Skip all pictures. Write out the data below from its first line through the line that contains "250, step: 50".
— begin —
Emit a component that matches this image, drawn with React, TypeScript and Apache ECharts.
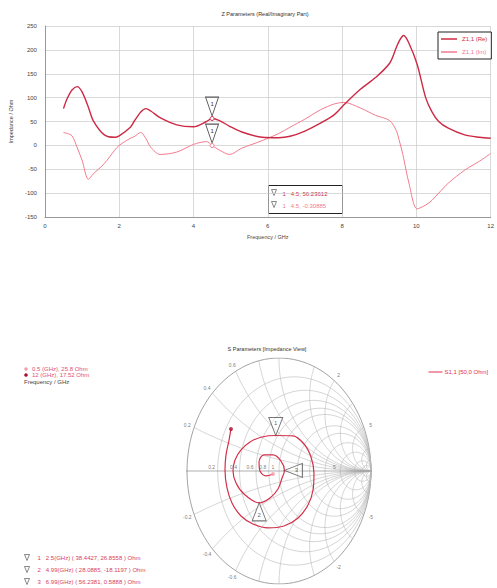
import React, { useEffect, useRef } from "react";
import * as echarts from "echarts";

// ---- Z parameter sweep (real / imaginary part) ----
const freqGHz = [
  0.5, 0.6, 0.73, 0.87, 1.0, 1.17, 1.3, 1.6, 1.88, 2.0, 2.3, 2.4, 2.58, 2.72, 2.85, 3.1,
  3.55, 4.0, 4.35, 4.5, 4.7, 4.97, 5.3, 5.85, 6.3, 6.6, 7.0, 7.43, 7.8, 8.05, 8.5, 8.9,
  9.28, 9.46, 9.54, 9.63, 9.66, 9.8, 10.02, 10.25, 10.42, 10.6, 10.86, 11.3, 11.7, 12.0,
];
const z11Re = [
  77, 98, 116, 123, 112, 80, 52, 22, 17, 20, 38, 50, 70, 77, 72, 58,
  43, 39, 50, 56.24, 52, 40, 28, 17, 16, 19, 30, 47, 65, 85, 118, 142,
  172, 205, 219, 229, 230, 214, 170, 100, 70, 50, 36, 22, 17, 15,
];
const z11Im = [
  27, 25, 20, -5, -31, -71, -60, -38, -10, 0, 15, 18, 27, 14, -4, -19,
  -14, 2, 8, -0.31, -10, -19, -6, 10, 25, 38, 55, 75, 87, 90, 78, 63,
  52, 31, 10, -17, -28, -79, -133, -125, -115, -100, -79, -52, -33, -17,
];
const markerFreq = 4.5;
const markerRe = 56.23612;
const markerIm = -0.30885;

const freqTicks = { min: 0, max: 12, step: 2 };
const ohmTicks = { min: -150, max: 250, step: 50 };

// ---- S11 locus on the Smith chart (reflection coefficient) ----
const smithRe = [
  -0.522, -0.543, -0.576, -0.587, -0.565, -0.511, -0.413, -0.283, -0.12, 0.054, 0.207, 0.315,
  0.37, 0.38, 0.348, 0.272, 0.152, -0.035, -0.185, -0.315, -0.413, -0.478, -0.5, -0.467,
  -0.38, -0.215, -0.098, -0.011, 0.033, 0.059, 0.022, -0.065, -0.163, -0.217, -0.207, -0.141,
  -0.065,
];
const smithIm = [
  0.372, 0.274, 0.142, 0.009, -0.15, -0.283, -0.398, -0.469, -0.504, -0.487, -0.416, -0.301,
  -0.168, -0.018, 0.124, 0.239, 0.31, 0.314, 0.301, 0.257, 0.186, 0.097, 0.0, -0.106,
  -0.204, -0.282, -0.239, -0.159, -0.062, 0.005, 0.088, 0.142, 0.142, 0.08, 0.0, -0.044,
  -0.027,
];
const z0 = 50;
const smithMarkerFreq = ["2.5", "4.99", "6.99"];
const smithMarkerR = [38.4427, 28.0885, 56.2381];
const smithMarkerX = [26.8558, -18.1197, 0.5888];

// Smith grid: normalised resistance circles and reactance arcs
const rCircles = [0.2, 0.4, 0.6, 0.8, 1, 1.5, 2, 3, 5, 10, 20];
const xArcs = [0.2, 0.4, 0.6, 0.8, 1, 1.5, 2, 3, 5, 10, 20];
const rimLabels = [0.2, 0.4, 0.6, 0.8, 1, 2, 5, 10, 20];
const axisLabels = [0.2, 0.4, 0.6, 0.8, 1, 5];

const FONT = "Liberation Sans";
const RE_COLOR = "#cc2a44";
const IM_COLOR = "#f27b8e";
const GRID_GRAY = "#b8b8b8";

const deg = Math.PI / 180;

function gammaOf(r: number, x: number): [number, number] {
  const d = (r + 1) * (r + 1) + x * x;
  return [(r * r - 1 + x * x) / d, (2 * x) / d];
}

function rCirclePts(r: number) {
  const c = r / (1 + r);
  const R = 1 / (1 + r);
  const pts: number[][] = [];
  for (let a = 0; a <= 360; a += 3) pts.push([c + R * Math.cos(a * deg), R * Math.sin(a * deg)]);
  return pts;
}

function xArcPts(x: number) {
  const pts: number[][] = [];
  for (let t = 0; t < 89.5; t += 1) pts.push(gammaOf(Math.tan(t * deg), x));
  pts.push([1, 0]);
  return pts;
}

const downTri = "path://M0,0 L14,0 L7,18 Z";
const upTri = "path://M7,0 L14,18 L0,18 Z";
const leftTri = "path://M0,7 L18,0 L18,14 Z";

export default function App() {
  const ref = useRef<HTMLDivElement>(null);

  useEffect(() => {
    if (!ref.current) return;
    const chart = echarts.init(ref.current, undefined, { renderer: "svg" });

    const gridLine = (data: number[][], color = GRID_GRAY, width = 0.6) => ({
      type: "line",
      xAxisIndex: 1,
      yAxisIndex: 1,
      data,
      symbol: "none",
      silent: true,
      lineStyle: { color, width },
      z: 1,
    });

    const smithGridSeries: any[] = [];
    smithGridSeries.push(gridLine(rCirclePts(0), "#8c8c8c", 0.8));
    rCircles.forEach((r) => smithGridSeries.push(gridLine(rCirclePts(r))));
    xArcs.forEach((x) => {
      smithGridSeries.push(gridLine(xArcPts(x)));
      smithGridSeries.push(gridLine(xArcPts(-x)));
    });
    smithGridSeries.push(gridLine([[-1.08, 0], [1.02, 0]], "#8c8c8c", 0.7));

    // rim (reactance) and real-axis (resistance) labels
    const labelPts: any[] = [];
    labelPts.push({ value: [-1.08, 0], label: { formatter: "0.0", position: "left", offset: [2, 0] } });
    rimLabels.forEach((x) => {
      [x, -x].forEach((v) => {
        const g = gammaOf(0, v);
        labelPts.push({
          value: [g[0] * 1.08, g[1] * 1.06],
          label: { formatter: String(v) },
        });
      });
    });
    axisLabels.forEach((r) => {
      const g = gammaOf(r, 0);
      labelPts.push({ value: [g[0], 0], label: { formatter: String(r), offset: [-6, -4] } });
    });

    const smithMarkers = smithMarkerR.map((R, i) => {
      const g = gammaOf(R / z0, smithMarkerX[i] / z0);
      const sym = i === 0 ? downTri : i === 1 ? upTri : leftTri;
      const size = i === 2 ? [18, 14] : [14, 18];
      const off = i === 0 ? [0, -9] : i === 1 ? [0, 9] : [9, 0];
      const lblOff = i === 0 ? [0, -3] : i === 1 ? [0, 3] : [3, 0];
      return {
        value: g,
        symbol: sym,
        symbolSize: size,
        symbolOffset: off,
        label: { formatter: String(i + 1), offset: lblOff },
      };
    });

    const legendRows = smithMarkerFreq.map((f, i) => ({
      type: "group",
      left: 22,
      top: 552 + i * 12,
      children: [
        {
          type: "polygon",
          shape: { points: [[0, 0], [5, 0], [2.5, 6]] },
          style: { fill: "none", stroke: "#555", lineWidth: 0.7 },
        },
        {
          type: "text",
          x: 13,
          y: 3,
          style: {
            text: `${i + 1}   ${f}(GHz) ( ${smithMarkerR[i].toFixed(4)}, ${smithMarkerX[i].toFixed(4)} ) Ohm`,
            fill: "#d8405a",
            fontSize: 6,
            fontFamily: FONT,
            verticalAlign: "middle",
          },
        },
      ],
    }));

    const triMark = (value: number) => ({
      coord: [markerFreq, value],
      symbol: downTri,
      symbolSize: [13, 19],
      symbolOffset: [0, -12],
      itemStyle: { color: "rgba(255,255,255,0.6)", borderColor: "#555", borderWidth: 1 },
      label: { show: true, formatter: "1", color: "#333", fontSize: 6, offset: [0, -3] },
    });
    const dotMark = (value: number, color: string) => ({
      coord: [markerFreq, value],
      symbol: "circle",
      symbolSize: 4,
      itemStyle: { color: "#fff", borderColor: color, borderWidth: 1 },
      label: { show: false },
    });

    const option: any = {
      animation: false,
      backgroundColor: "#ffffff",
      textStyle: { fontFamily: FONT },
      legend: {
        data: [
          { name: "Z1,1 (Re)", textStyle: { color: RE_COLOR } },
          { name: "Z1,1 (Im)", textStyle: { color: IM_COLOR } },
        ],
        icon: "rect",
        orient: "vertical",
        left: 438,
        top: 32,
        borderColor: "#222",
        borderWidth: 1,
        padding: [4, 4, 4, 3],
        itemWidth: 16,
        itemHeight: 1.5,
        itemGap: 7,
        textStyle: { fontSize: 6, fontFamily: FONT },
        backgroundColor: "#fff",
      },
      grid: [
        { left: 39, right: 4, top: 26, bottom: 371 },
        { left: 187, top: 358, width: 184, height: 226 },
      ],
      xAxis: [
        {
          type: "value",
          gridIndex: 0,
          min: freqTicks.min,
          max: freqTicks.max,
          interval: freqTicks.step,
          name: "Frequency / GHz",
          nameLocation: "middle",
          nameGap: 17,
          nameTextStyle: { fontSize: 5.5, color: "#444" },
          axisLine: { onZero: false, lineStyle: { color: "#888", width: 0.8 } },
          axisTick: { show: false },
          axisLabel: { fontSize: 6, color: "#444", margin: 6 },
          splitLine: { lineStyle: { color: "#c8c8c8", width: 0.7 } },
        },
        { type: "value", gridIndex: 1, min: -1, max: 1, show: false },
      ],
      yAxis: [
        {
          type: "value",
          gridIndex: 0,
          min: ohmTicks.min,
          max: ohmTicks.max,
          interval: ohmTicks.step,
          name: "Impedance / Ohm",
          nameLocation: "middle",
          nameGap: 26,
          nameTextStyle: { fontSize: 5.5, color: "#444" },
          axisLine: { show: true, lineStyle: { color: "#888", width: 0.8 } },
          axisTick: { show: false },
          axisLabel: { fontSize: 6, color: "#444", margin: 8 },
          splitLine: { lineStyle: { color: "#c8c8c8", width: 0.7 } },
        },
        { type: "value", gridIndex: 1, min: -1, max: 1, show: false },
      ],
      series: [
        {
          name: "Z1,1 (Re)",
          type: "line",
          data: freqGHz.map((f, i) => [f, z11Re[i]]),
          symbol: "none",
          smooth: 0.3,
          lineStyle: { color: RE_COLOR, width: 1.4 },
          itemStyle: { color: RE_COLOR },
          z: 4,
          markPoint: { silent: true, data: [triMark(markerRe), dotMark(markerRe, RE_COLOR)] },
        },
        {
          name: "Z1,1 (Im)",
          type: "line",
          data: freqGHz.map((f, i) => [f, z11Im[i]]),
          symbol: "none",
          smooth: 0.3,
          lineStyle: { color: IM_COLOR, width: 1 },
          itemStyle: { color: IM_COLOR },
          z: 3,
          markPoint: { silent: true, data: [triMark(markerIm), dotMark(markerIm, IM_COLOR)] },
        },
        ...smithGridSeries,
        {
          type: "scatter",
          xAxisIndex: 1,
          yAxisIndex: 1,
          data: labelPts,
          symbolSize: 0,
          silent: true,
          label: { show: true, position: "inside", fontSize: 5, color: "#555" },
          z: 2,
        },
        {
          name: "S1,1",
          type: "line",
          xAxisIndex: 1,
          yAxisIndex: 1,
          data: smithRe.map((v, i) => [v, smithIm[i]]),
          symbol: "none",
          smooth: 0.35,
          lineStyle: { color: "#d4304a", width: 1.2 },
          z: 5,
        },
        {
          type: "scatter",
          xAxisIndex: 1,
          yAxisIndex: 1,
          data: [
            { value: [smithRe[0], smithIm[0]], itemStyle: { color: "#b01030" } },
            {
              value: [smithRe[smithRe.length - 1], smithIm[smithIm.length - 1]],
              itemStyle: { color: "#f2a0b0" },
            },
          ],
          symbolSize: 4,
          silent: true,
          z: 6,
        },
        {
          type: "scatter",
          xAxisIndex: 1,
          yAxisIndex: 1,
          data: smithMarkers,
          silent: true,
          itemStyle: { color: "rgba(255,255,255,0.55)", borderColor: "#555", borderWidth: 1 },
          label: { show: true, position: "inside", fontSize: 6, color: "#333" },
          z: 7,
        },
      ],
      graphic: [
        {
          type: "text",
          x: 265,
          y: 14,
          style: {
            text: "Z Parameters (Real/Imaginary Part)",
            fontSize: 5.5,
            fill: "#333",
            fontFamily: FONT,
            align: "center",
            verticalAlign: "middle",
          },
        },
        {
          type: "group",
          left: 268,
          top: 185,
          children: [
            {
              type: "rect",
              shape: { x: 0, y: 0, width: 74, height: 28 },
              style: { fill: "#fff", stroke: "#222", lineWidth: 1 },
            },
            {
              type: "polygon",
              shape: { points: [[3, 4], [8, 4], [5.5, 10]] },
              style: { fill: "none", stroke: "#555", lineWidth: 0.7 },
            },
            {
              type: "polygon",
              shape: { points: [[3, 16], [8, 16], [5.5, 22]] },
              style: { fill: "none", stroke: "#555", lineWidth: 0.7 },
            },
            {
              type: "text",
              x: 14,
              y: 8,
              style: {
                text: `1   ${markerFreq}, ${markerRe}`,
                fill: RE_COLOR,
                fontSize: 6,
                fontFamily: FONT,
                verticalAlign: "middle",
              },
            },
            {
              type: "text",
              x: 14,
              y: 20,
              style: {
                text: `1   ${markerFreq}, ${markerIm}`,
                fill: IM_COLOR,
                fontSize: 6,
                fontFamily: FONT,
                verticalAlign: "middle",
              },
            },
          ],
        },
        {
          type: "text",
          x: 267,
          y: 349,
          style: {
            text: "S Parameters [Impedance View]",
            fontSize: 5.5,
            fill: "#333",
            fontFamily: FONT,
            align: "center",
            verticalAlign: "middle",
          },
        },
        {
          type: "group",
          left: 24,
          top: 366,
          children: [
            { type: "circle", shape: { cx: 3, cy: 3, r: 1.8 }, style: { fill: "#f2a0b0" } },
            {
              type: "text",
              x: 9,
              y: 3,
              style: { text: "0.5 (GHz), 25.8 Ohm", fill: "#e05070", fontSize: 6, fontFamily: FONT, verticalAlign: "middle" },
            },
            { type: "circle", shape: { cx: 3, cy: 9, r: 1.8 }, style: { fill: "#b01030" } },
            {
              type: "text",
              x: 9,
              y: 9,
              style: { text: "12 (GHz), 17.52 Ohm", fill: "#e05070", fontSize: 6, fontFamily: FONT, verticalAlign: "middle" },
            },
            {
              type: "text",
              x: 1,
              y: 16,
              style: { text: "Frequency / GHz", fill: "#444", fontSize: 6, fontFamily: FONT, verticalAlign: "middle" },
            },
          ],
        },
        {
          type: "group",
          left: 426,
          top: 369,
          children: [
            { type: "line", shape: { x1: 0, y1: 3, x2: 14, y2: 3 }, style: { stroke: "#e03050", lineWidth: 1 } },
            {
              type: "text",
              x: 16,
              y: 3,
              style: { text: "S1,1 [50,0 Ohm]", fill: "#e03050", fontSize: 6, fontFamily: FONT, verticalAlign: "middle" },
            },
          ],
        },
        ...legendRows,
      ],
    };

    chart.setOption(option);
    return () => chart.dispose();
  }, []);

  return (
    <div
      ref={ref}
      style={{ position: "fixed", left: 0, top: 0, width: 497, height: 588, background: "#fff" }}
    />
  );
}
— end —
**Answer to the exercise:**
Emit a component that matches this image, drawn with React, TypeScript and Apache ECharts.
import React, { useEffect, useRef } from "react";
import * as echarts from "echarts";

// ---- Z parameter sweep (real / imaginary part) ----
const freqGHz = [
  0.5, 0.6, 0.73, 0.87, 1.0, 1.17, 1.3, 1.6, 1.88, 2.0, 2.3, 2.4, 2.58, 2.72, 2.85, 3.1,
  3.55, 4.0, 4.35, 4.5, 4.7, 4.97, 5.3, 5.85, 6.3, 6.6, 7.0, 7.43, 7.8, 8.05, 8.5, 8.9,
  9.28, 9.46, 9.54, 9.63, 9.66, 9.8, 10.02, 10.25, 10.42, 10.6, 10.86, 11.3, 11.7, 12.0,
];
const z11Re = [
  77, 98, 116, 123, 112, 80, 52, 22, 17, 20, 38, 50, 70, 77, 72, 58,
  43, 39, 50, 56.24, 52, 40, 28, 17, 16, 19, 30, 47, 65, 85, 118, 142,
  172, 205, 219, 229, 230, 214, 170, 100, 70, 50, 36, 22, 17, 15,
];
const z11Im = [
  27, 25, 20, -5, -31, -71, -60, -38, -10, 0, 15, 18, 27, 14, -4, -19,
  -14, 2, 8, -0.31, -10, -19, -6, 10, 25, 38, 55, 75, 87, 90, 78, 63,
  52, 31, 10, -17, -28, -79, -133, -125, -115, -100, -79, -52, -33, -17,
];
const markerFreq = 4.5;
const markerRe = 56.23612;
const markerIm = -0.30885;

const freqTicks = { min: 0, max: 12, step: 2 };
const ohmTicks = { min: -150, max: 250, step: 50 };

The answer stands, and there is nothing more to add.